Earth Day is Coming - Do You Use Sustainable Stickers and Labels?
This entry was posted on April 20, 2015.
Celebrate Earth Day With Recyclable Stickers
Every year on April 22, people across the globe acknowledge Earth Day in a variety of ways, from planting trees to making sure the recyclable stickers affixed to the products they buy actually get recycled.
United States Senator Gaylord Nelson founded Earth Day in 1970 with the goal of making environmental protection part of the national political agenda. As a result, the United States Environmental Protection Agency was created and two pivotal laws were passed: the Clean Air, Clean Water Act and the Endangered Species Act. Over the past four decades, the movement has grown and evolved, spreading across the globe and taking new forms every year. In fact, according to EarthDay.org, it is the largest civic event in the world with more than 1 billion participants.
Do Your Part With Sustainable Packaging
You don't have to be a senator to drive environmental change - in fact, you'd be surprised by the size of the impact that switching to sustainable packaging can have, even for a small company. Think about it: Every item you sell is branded with a label, sticker or some other kind of packaging, and all those materials can quickly pile up. Of course, you want your custom labels and stickers to be high-quality, professional-looking and durable for the duration of your products' life span, but what about after that?
Why Use Recycled Labels?
The benefits of recycled labels go beyond helping to conserve the Earth's resources. Today's consumers are becoming more and more environmentally conscious, so letting them know that sustainability is important to your company might attract green-minded shoppers to your brand.

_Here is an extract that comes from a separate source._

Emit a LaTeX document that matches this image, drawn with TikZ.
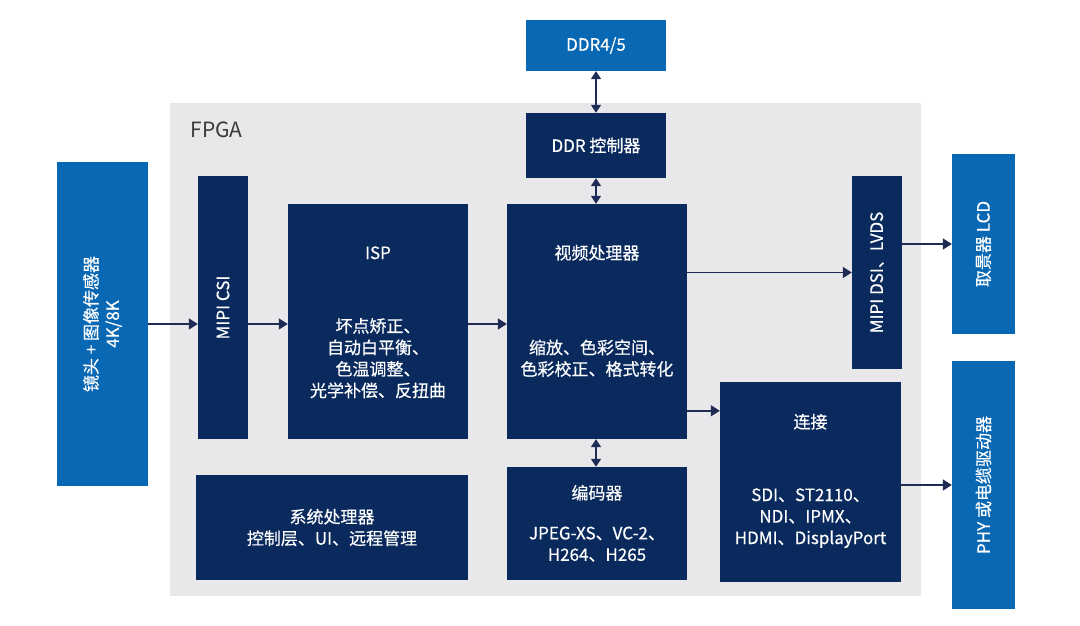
\documentclass[tikz,border=0pt]{standalone}
\usepackage{fontspec}
\setmainfont{Noto Sans CJK SC}
\newfontfamily\boxfont[FakeBold=0.4]{Noto Sans CJK SC}
\usepackage{tikz}
\usetikzlibrary{arrows.meta,positioning,calc}
\definecolor{mNavy}{HTML}{0A2A5E}
\definecolor{mBlue}{HTML}{0868B4}
\definecolor{mGray}{HTML}{E8E8EA}
\definecolor{mArrow}{HTML}{1F2A55}
\definecolor{mLabel}{HTML}{3A3A3A}

\begin{document}
\begin{tikzpicture}[x=1pt,y=1pt,
    navybox/.style={fill=mNavy,inner sep=0pt},
    bluebox/.style={fill=mBlue,inner sep=0pt},
    boxtext/.style={text=white,align=center,font=\boxfont\fontsize{17}{21.5}\selectfont},
    flow/.style={mArrow,line width=1.5pt,-{Triangle[length=9pt,width=11pt]}},
    twoway/.style={mArrow,line width=1.5pt,{Triangle[length=8pt,width=10pt]}-{Triangle[length=8pt,width=10pt]}}]
  \useasboundingbox (0,0) rectangle (1080,626);
  \fill[white] (0,0) rectangle (1080,626);
  \node[fill=mGray,inner sep=0pt,minimum width=751pt,minimum height=493pt] (fpga) at (545.5,276.5) {};
  \node[anchor=base west,text=mLabel,font=\fontsize{21}{25}\selectfont] (fpgalabel) at (187,488) {FPGA};

  \node[bluebox,boxtext,minimum width=140pt,minimum height=51pt] (ddrmem) at (596,580.5) {DDR4/5};
  \node[navybox,boxtext,minimum width=140pt,minimum height=65pt] (ddrctl) at (596,480.5) {DDR 控制器};

  \node[bluebox,minimum width=91pt,minimum height=324pt] (sensor) at (102.5,302) {};
  \node[boxtext,rotate=90] (sensortext) at (sensor) {镜头 + 图像传感器\\4K/8K};
  \node[navybox,minimum width=50pt,minimum height=263pt] (csi) at (223,318.5) {};
  \node[boxtext,rotate=90] (csitext) at (csi) {MIPI CSI};

  \node[navybox,minimum width=180pt,minimum height=235pt] (isp) at (378,304.5) {};
  \node[boxtext] (isptitle) at ([yshift=-49pt]isp.north) {ISP};
  \node[boxtext] (ispdesc) at ([yshift=81pt]isp.south) {坏点矫正、\\自动白平衡、\\色温调整、\\光学补偿、反扭曲};

  \node[navybox,minimum width=180pt,minimum height=235pt] (video) at (597,304.5) {};
  \node[boxtext] (videotitle) at ([yshift=-49pt]video.north) {视频处理器};
  \node[boxtext] (videodesc) at ([yshift=81pt]video.south) {缩放、色彩空间、\\色彩校正、格式转化};

  \node[navybox,minimum width=180pt,minimum height=113pt] (enc) at (597,102.5) {};
  \node[boxtext] (enctitle) at ([yshift=-26pt]enc.north) {编码器};
  \node[boxtext] (encdesc) at ([yshift=36pt]enc.south) {JPEG-XS、VC-2、\\H264、H265};

  \node[navybox,boxtext,minimum width=272pt,minimum height=105pt] (sys) at (332,98.5) {系统处理器\\控制层、UI、远程管理};

  \node[navybox,minimum width=50pt,minimum height=193pt] (dsi) at (877,353.5) {};
  \node[boxtext,rotate=90] (dsitext) at (dsi) {MIPI DSI、LVDS};

  \node[navybox,minimum width=181pt,minimum height=200pt] (conn) at (810.5,144) {};
  \node[boxtext] (conntitle) at ([yshift=-40pt]conn.north) {连接};
  \node[boxtext] (conndesc) at ([yshift=64pt]conn.south) {SDI、ST2110、\\NDI、IPMX、\\HDMI、DisplayPort};

  \node[bluebox,minimum width=63pt,minimum height=180pt] (lcd) at (983.5,382) {};
  \node[boxtext,rotate=90] (lcdtext) at (lcd) {取景器 LCD};
  \node[bluebox,minimum width=63pt,minimum height=248pt] (phy) at (983.5,141) {};
  \node[boxtext,rotate=90] (phytext) at (phy) {PHY 或电缆驱动器};

  \draw[flow] (sensor.east) -- (sensor.east -| csi.west);
  \draw[flow] (csi.east |- sensor.east) -- (isp.west |- sensor.east);
  \draw[flow] (isp.east |- sensor.east) -- (video.west |- sensor.east);
  \draw[flow] (video.east |- dsi.west) -- (dsi.west);
  \draw[flow] (dsi.east |- lcd.west) -- (lcd.west);
  \coordinate (connin) at ([yshift=-29pt]conn.north west);
  \draw[flow] (video.east |- connin) -- (connin);
  \draw[flow] (conn.east |- phy.west) -- (phy.west);
  \draw[twoway] (ddrmem.south) -- (ddrctl.north);
  \draw[twoway] (ddrctl.south) -- (ddrctl.south |- video.north);
  \draw[twoway] (ddrctl.south |- video.south) -- (ddrctl.south |- enc.north);
\end{tikzpicture}
\end{document}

"Consumers around the world are saying loud and clear that a brand's social purpose is among the factors that influence purchase decisions," Amy Fenton, global leader of public development and sustainability at Nielsen, asserted in a statement. "This behavior is on the rise and it provides opportunities for meaningful impact in our communities, in addition to helping to grow share for brands."
Indeed the Nielsen Global Survey on Corporate Social Responsibility released last June revealed that more than half (55 percent) of online consumers are willing to pay more for goods if the companies from which they're purchasing are committed to making a positive social and environmental impact.